- **Requirement**
Repeat every line below exactly as it reads.

- **Collected material**
(begin)

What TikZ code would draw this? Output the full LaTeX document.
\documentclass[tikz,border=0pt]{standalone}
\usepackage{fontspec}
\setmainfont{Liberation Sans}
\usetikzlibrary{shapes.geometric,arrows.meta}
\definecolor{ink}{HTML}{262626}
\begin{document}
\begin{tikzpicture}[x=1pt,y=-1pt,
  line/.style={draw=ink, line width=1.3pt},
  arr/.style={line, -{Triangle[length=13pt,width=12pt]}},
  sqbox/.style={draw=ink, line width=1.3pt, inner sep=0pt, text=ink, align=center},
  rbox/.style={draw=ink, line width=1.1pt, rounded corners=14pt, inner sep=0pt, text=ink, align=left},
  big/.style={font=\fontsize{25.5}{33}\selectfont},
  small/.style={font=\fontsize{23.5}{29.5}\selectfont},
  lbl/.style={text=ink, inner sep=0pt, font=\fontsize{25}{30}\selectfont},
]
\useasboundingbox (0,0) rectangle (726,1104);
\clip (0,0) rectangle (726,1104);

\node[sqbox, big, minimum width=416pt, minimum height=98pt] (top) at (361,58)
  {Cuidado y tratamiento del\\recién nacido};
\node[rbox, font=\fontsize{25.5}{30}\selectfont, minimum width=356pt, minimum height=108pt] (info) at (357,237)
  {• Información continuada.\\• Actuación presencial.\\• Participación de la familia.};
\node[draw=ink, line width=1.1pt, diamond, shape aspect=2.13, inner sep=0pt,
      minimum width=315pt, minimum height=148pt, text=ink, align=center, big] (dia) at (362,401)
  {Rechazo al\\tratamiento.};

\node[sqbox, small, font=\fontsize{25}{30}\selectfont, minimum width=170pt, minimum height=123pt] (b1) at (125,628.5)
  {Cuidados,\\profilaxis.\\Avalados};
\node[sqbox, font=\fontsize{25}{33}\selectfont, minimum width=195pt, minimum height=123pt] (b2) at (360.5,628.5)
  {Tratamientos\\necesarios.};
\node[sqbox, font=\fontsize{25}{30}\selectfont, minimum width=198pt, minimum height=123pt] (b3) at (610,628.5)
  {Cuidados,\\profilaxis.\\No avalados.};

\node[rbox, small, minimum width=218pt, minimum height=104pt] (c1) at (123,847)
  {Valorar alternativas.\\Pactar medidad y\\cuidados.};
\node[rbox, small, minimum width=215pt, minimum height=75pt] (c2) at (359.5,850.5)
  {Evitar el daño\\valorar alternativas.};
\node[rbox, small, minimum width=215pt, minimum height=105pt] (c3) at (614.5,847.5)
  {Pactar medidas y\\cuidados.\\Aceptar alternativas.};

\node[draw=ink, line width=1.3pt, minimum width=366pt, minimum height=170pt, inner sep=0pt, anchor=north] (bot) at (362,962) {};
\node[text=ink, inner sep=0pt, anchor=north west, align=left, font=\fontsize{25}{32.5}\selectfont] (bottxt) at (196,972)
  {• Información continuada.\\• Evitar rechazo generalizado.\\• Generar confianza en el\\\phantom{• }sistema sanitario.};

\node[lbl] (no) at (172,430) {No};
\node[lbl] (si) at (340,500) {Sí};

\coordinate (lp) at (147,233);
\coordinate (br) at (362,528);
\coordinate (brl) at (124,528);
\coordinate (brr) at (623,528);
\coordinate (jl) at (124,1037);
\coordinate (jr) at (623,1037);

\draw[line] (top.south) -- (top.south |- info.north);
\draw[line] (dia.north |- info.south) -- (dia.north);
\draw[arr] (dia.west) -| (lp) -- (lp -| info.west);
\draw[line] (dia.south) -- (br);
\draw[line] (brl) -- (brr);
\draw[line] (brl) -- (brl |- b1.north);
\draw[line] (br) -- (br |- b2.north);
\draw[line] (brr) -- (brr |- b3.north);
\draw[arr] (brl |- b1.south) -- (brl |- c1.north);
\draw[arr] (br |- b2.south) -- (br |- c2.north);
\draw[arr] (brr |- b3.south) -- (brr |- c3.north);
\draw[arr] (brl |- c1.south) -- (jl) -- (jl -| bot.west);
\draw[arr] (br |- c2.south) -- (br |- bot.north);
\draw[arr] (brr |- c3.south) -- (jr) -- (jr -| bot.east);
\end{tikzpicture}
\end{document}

(end)

- **Problem solution**
What TikZ code would draw this? Output the full LaTeX document.
\documentclass[tikz,border=0pt]{standalone}
\usepackage{fontspec}
\setmainfont{Liberation Sans}
\usetikzlibrary{shapes.geometric,arrows.meta}
\definecolor{ink}{HTML}{262626}
\begin{document}
\begin{tikzpicture}[x=1pt,y=-1pt,
  line/.style={draw=ink, line width=1.3pt},
  arr/.style={line, -{Triangle[length=13pt,width=12pt]}},
  sqbox/.style={draw=ink, line width=1.3pt, inner sep=0pt, text=ink, align=center},
  rbox/.style={draw=ink, line width=1.1pt, rounded corners=14pt, inner sep=0pt, text=ink, align=left},
  big/.style={font=\fontsize{25.5}{33}\selectfont},
  small/.style={font=\fontsize{23.5}{29.5}\selectfont},
  lbl/.style={text=ink, inner sep=0pt, font=\fontsize{25}{30}\selectfont},
]
\useasboundingbox (0,0) rectangle (726,1104);
\clip (0,0) rectangle (726,1104);

\node[sqbox, big, minimum width=416pt, minimum height=98pt] (top) at (361,58)
  {Cuidado y tratamiento del\\recién nacido};
\node[rbox, font=\fontsize{25.5}{30}\selectfont, minimum width=356pt, minimum height=108pt] (info) at (357,237)
  {• Información continuada.\\• Actuación presencial.\\• Participación de la familia.};
\node[draw=ink, line width=1.1pt, diamond, shape aspect=2.13, inner sep=0pt,
      minimum width=315pt, minimum height=148pt, text=ink, align=center, big] (dia) at (362,401)
  {Rechazo al\\tratamiento.};

\node[sqbox, small, font=\fontsize{25}{30}\selectfont, minimum width=170pt, minimum height=123pt] (b1) at (125,628.5)
  {Cuidados,\\profilaxis.\\Avalados};
\node[sqbox, font=\fontsize{25}{33}\selectfont, minimum width=195pt, minimum height=123pt] (b2) at (360.5,628.5)
  {Tratamientos\\necesarios.};
\node[sqbox, font=\fontsize{25}{30}\selectfont, minimum width=198pt, minimum height=123pt] (b3) at (610,628.5)
  {Cuidados,\\profilaxis.\\No avalados.};

\node[rbox, small, minimum width=218pt, minimum height=104pt] (c1) at (123,847)
  {Valorar alternativas.\\Pactar medidad y\\cuidados.};
\node[rbox, small, minimum width=215pt, minimum height=75pt] (c2) at (359.5,850.5)
  {Evitar el daño\\valorar alternativas.};
\node[rbox, small, minimum width=215pt, minimum height=105pt] (c3) at (614.5,847.5)
  {Pactar medidas y\\cuidados.\\Aceptar alternativas.};

\node[draw=ink, line width=1.3pt, minimum width=366pt, minimum height=170pt, inner sep=0pt, anchor=north] (bot) at (362,962) {};
\node[text=ink, inner sep=0pt, anchor=north west, align=left, font=\fontsize{25}{32.5}\selectfont] (bottxt) at (196,972)
  {• Información continuada.\\• Evitar rechazo generalizado.\\• Generar confianza en el\\\phantom{• }sistema sanitario.};

\node[lbl] (no) at (172,430) {No};
\node[lbl] (si) at (340,500) {Sí};

\coordinate (lp) at (147,233);
\coordinate (br) at (362,528);
\coordinate (brl) at (124,528);
\coordinate (brr) at (623,528);
\coordinate (jl) at (124,1037);
\coordinate (jr) at (623,1037);

\draw[line] (top.south) -- (top.south |- info.north);
\draw[line] (dia.north |- info.south) -- (dia.north);
\draw[arr] (dia.west) -| (lp) -- (lp -| info.west);
\draw[line] (dia.south) -- (br);
\draw[line] (brl) -- (brr);
\draw[line] (brl) -- (brl |- b1.north);
\draw[line] (br) -- (br |- b2.north);
\draw[line] (brr) -- (brr |- b3.north);
\draw[arr] (brl |- b1.south) -- (brl |- c1.north);
\draw[arr] (br |- b2.south) -- (br |- c2.north);
\draw[arr] (brr |- b3.south) -- (brr |- c3.north);
\draw[arr] (brl |- c1.south) -- (jl) -- (jl -| bot.west);
\draw[arr] (br |- c2.south) -- (br |- bot.north);
\draw[arr] (brr |- c3.south) -- (jr) -- (jr -| bot.east);
\end{tikzpicture}
\end{document}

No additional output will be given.